Only the lines from the start of the data below through the line that contains "import plotly.graph_objects as go" are to be copied, exactly and without pictures.

━━━ Data block

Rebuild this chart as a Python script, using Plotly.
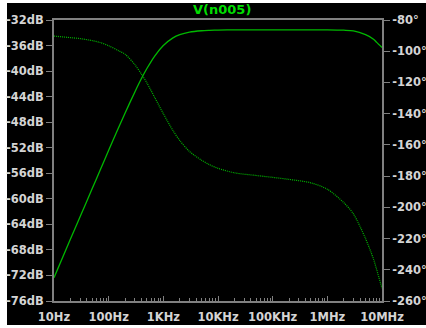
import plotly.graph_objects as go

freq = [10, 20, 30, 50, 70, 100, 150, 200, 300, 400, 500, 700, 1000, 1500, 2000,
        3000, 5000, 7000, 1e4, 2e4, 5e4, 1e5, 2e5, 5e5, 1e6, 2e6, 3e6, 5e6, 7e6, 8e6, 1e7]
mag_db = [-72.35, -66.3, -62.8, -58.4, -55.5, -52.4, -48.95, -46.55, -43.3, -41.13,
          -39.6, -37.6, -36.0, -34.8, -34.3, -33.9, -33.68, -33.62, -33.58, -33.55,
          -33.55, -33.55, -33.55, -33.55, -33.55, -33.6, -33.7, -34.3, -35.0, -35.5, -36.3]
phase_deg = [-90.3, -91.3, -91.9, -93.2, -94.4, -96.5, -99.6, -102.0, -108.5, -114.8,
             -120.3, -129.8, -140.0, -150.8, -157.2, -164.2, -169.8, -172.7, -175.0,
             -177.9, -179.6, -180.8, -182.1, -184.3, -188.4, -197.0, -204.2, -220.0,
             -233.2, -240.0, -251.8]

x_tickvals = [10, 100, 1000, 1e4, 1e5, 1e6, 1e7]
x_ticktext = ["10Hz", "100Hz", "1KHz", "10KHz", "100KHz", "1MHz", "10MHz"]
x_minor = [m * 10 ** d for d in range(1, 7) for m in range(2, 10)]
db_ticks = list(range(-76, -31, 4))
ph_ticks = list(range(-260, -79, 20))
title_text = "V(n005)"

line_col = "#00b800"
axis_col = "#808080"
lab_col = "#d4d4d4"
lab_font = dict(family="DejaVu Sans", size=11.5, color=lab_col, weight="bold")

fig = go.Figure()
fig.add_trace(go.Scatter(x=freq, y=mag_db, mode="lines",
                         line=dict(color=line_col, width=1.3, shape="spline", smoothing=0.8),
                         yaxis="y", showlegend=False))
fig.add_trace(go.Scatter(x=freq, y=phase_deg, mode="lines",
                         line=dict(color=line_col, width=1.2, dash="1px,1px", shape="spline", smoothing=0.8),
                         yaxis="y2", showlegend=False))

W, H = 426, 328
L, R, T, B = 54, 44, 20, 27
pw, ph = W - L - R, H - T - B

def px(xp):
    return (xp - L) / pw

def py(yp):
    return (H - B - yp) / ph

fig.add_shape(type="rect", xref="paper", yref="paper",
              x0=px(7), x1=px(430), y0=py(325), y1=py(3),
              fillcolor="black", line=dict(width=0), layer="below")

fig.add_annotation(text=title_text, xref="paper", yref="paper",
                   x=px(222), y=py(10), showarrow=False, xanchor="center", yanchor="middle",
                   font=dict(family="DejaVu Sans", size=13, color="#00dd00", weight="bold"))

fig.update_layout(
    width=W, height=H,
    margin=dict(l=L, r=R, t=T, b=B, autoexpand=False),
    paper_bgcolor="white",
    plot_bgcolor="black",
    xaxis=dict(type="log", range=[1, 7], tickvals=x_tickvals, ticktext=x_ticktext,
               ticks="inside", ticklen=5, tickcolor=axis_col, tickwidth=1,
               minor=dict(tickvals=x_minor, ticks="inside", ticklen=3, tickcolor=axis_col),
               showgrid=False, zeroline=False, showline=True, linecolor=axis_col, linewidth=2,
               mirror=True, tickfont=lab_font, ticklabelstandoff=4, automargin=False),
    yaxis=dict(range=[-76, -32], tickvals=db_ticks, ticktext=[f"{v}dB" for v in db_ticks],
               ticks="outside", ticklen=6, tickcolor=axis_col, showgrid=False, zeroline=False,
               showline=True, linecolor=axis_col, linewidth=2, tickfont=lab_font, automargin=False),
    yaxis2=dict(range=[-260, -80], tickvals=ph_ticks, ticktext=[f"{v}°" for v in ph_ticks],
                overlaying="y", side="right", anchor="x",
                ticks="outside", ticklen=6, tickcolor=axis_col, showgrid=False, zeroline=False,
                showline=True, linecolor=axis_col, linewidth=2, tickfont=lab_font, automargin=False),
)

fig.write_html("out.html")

━━━━━━

Task solution:
Rebuild this chart as a Python script, using Plotly.
import plotly.graph_objects as go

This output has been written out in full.